:: Your objective ::
Copy out exactly the lines from the start of the data to the line containing "(pcprice) at (1430,375)". Include both.
__________________________________________________
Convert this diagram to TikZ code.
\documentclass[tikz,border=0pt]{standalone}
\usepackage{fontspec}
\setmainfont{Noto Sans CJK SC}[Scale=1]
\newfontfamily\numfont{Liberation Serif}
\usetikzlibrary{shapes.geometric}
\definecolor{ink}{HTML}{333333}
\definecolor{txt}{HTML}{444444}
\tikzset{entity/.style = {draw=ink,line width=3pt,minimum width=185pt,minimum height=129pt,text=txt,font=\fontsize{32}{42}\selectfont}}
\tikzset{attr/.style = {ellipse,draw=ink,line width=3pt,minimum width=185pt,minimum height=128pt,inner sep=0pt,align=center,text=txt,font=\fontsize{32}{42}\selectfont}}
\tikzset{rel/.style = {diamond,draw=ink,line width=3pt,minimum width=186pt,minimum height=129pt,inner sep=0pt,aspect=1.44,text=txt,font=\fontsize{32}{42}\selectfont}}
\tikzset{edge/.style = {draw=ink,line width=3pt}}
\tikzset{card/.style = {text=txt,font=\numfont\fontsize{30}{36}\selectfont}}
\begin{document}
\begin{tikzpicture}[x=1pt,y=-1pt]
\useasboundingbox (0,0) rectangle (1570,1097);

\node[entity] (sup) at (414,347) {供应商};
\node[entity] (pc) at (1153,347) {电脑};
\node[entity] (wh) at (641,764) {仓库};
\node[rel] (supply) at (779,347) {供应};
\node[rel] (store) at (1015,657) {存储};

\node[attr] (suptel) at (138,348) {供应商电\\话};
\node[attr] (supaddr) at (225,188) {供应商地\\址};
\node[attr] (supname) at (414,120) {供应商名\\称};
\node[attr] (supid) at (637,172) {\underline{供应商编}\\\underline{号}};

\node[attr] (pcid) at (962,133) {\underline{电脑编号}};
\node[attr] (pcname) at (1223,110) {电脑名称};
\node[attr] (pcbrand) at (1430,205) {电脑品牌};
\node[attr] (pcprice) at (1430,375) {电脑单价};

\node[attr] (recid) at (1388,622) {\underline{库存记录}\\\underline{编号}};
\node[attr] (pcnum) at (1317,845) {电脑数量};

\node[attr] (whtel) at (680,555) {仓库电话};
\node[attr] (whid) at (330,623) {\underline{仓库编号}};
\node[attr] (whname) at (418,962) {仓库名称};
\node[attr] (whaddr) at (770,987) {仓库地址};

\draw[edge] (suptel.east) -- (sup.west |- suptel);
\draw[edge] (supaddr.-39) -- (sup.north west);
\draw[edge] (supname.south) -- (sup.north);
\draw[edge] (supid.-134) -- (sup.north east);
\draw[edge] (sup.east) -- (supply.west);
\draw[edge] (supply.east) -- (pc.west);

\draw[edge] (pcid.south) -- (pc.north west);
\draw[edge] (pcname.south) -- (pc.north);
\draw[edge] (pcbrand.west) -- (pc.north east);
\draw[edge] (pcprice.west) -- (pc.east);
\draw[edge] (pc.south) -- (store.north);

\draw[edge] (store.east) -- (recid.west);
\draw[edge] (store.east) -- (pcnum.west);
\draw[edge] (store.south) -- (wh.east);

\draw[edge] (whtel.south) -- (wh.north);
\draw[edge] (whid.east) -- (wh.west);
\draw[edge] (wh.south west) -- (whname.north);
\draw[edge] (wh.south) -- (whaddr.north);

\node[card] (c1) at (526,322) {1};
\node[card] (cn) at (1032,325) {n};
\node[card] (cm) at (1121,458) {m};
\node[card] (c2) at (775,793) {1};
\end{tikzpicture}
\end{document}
__________________________________________________
:: Full output ::
Convert this diagram to TikZ code.
\documentclass[tikz,border=0pt]{standalone}
\usepackage{fontspec}
\setmainfont{Noto Sans CJK SC}[Scale=1]
\newfontfamily\numfont{Liberation Serif}
\usetikzlibrary{shapes.geometric}
\definecolor{ink}{HTML}{333333}
\definecolor{txt}{HTML}{444444}
\tikzset{entity/.style = {draw=ink,line width=3pt,minimum width=185pt,minimum height=129pt,text=txt,font=\fontsize{32}{42}\selectfont}}
\tikzset{attr/.style = {ellipse,draw=ink,line width=3pt,minimum width=185pt,minimum height=128pt,inner sep=0pt,align=center,text=txt,font=\fontsize{32}{42}\selectfont}}
\tikzset{rel/.style = {diamond,draw=ink,line width=3pt,minimum width=186pt,minimum height=129pt,inner sep=0pt,aspect=1.44,text=txt,font=\fontsize{32}{42}\selectfont}}
\tikzset{edge/.style = {draw=ink,line width=3pt}}
\tikzset{card/.style = {text=txt,font=\numfont\fontsize{30}{36}\selectfont}}
\begin{document}
\begin{tikzpicture}[x=1pt,y=-1pt]
\useasboundingbox (0,0) rectangle (1570,1097);

\node[entity] (sup) at (414,347) {供应商};
\node[entity] (pc) at (1153,347) {电脑};
\node[entity] (wh) at (641,764) {仓库};
\node[rel] (supply) at (779,347) {供应};
\node[rel] (store) at (1015,657) {存储};

\node[attr] (suptel) at (138,348) {供应商电\\话};
\node[attr] (supaddr) at (225,188) {供应商地\\址};
\node[attr] (supname) at (414,120) {供应商名\\称};
\node[attr] (supid) at (637,172) {\underline{供应商编}\\\underline{号}};

\node[attr] (pcid) at (962,133) {\underline{电脑编号}};
\node[attr] (pcname) at (1223,110) {电脑名称};
\node[attr] (pcbrand) at (1430,205) {电脑品牌};
\node[attr] (pcprice) at (1430,375) {电脑单价};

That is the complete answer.